The same could be said of Europe, which is far more reliant on Russian energy exports than the United States and which will likely waver in its resolve to confront the menace in Moscow sooner than their partners on the other side of the Atlantic. As former Russian Prime Minister Dmitry Medvedev snarled, “Welcome to the brave new world where Europeans are very soon going to pay €2.000 for 1.000 cubic meters of natural gas!” Washington should meet this threat by seeking to fill the gaps left by Russia’s energy exports. That would likely require the Biden administration to repeal its executive orders halting oil and gas leases on federal lands and eliminating executive agency spending that subsidizes fossil fuel producers. It would commit the federal government to a crash-course program expanding our liquid natural gas export capacity, and it would involve promoting speculative investment in the development of new wells.
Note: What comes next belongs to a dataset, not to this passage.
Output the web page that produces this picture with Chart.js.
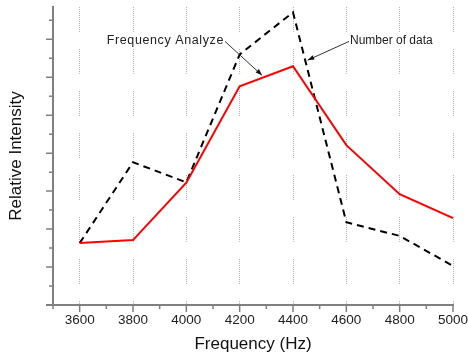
<!DOCTYPE html>
<html>
<head>
<meta charset="utf-8">
<script src="https://cdn.jsdelivr.net/npm/chart.js@4"></script>
<style>
    html, body { margin: 0; padding: 0; background: #fff; }
    #wrap { width: 468px; height: 358px; }
</style>
</head>
<body>
<div id="wrap"><canvas id="myChart" width="468" height="358"></canvas></div>
<script>
// values (y in arbitrary units, one unit = one major tick)
const freqs = [3600, 3800, 4000, 4200, 4400, 4600, 4800, 5000];
const freqAnalyze = [1.63, 1.71, 3.22, 5.76, 6.29, 4.21, 2.92, 2.29];
const numberOfData = [1.63, 3.76, 3.23, 6.60, 7.71, 2.18, 1.82, 1.03];
const xTickLabels = ["3600", "3800", "4000", "4200", "4400", "4600", "4800", "5000"];

const FONT = "'Liberation Sans', Arial, sans-serif";
const AXIS_COLOR = "#808080";

/* dotted-dash pattern for the vertical grid lines */
function gridDash() {
    let d = [];
    for (let i = 0; i < 13; i++) { d.push(1, 1); }
    d[d.length - 1] = 17;
    return d;
}

/* builds {x,y} points from the arrays */
function toPoints(values) {
    return freqs.map(function (f, i) { return { x: f, y: values[i] }; });
}

/* major and minor tick marks on both axes */
const tickMarks = {
    id: "tickMarks",
    afterDraw(chart) {
        const ctx = chart.ctx;
        const xs = chart.scales.x, ys = chart.scales.y;
        const area = chart.chartArea;
        ctx.save();
        ctx.strokeStyle = AXIS_COLOR;
        ctx.lineWidth = 1.5;
        ctx.beginPath();
        for (let v = 3500; v <= 5000; v += 100) {
            const px = xs.getPixelForValue(v);
            const len = (v - 3600) % 200 === 0 ? 7 : 4;
            ctx.moveTo(px, area.bottom);
            ctx.lineTo(px, area.bottom + len);
        }
        for (let v = 0; v <= 7.5; v += 0.5) {
            const py = ys.getPixelForValue(v);
            const len = v % 1 === 0 ? 7 : 4;
            ctx.moveTo(area.left, py);
            ctx.lineTo(area.left - len, py);
        }
        ctx.stroke();
        // x axis runs a little past the y axis
        ctx.lineWidth = 2;
        ctx.beginPath();
        ctx.moveTo(area.left - 7, area.bottom);
        ctx.lineTo(area.left, area.bottom);
        ctx.stroke();
        ctx.restore();
    }
};

/* text labels with arrows pointing at the two curves */
const notes = [
    { text: "Frequency Analyze", tx: 4145, ty: 6.97, ax: 4284, ay: 6.05, align: "right", size: 12.5, spacing: 0.6 },
    { text: "Number of data", tx: 4610, ty: 6.97, ax: 4455, ay: 6.45, align: "left", size: 12, spacing: 0 }
];

const arrowNotes = {
    id: "arrowNotes",
    afterDatasetsDraw(chart) {
        const ctx = chart.ctx;
        const xs = chart.scales.x, ys = chart.scales.y;
        ctx.save();
        ctx.textBaseline = "middle";
        for (let n of notes) {
            const x0 = xs.getPixelForValue(n.tx), y0 = ys.getPixelForValue(n.ty);
            const x1 = xs.getPixelForValue(n.ax), y1 = ys.getPixelForValue(n.ay);
            ctx.font = n.size + "px " + FONT;
            ctx.letterSpacing = n.spacing + "px";
            ctx.fillStyle = "#222";
            ctx.textAlign = n.align;
            ctx.fillText(n.text, n.align === "right" ? x0 - 1 : x0 + 1, y0);
            ctx.strokeStyle = "#333";
            ctx.lineWidth = 1;
            ctx.beginPath();
            ctx.moveTo(x0, y0 + 1);
            ctx.lineTo(x1, y1);
            ctx.stroke();
            const ang = Math.atan2(y1 - y0, x1 - x0);
            ctx.beginPath();
            ctx.moveTo(x1, y1);
            ctx.lineTo(x1 - 7 * Math.cos(ang - 0.35), y1 - 7 * Math.sin(ang - 0.35));
            ctx.lineTo(x1 - 7 * Math.cos(ang + 0.35), y1 - 7 * Math.sin(ang + 0.35));
            ctx.closePath();
            ctx.fillStyle = "#111";
            ctx.fill();
        }
        ctx.restore();
    }
};

new Chart("myChart", {
    type: "line",
    data: {
        datasets: [{
            label: "Frequency Analyze",
            data: toPoints(freqAnalyze),
            borderColor: "#ff0000",
            borderWidth: 2,
            pointRadius: 0,
            tension: 0,
            fill: false
        }, {
            label: "Number of data",
            data: toPoints(numberOfData),
            borderColor: "#000000",
            borderWidth: 2,
            borderDash: [7, 5],
            pointRadius: 0,
            tension: 0,
            fill: false
        }]
    },
    options: {
        responsive: false,
        animation: false,
        layout: { padding: { top: 7, left: 0, right: 0, bottom: 0 } },
        plugins: {
            legend: { display: false },
            tooltip: { enabled: false }
        },
        scales: {
            x: {
                type: "linear",
                min: 3500,
                max: 5000,
                afterFit: function (scale) {
                    // let the last label hang out a bit more, like the original
                    scale.paddingRight = 15;
                },
                grid: {
                    drawTicks: true,
                    tickLength: 4,
                    tickColor: "transparent",
                    lineWidth: 1,
                    color: function (c) {
                        const v = c.tick ? c.tick.value : 0;
                        return (v >= 3600 && (v - 3600) % 200 === 0) ? "#b4b4b4" : "transparent";
                    }
                },
                border: { display: true, color: AXIS_COLOR, width: 2, dash: gridDash() },
                ticks: {
                    stepSize: 100,
                    autoSkip: false,
                    maxRotation: 0,
                    padding: 3,
                    color: "#222",
                    font: { family: FONT, size: 13.5 },
                    callback: function (v) {
                        const i = freqs.indexOf(v);
                        return i >= 0 ? xTickLabels[i] : "";
                    }
                },
                title: {
                    display: true,
                    text: "Frequency (Hz)",
                    color: "#111",
                    font: { family: FONT, size: 17 },
                    padding: { top: 3.4, bottom: 3 }
                }
            },
            y: {
                min: 0,
                max: 7.85,
                grid: { display: false, drawTicks: false },
                border: { display: true, color: AXIS_COLOR, width: 2 },
                ticks: { display: false },
                title: {
                    display: true,
                    text: "Relative Intensity",
                    color: "#111",
                    font: { family: FONT, size: 17 },
                    padding: { top: 6, bottom: 26.6 }
                }
            }
        }
    },
    plugins: [tickMarks, arrowNotes]
});
</script>
</body>
</html>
If the president is serious in his desire to confront what promises to be a drawn-out crisis in Europe, he had better be prepared with a long-term strategy.

This is an all-hands-on-deck moment. A full-scale invasion of Ukraine should be met with all the consequences the United States can muster. Biden should declare that commitment from behind the Resolute Desk in a prime-time address to the nation from the Oval Office. The president should not assume that Americans are unwilling to hear the cold, hard truths about what is about to happen. Failing to level with the public for fear of how they might take the bad news isn’t just condescending; it risks undermining what may be a presidency-defining mission for Biden: ensuring that his name doesn’t go down in history as the American president who lost Europe.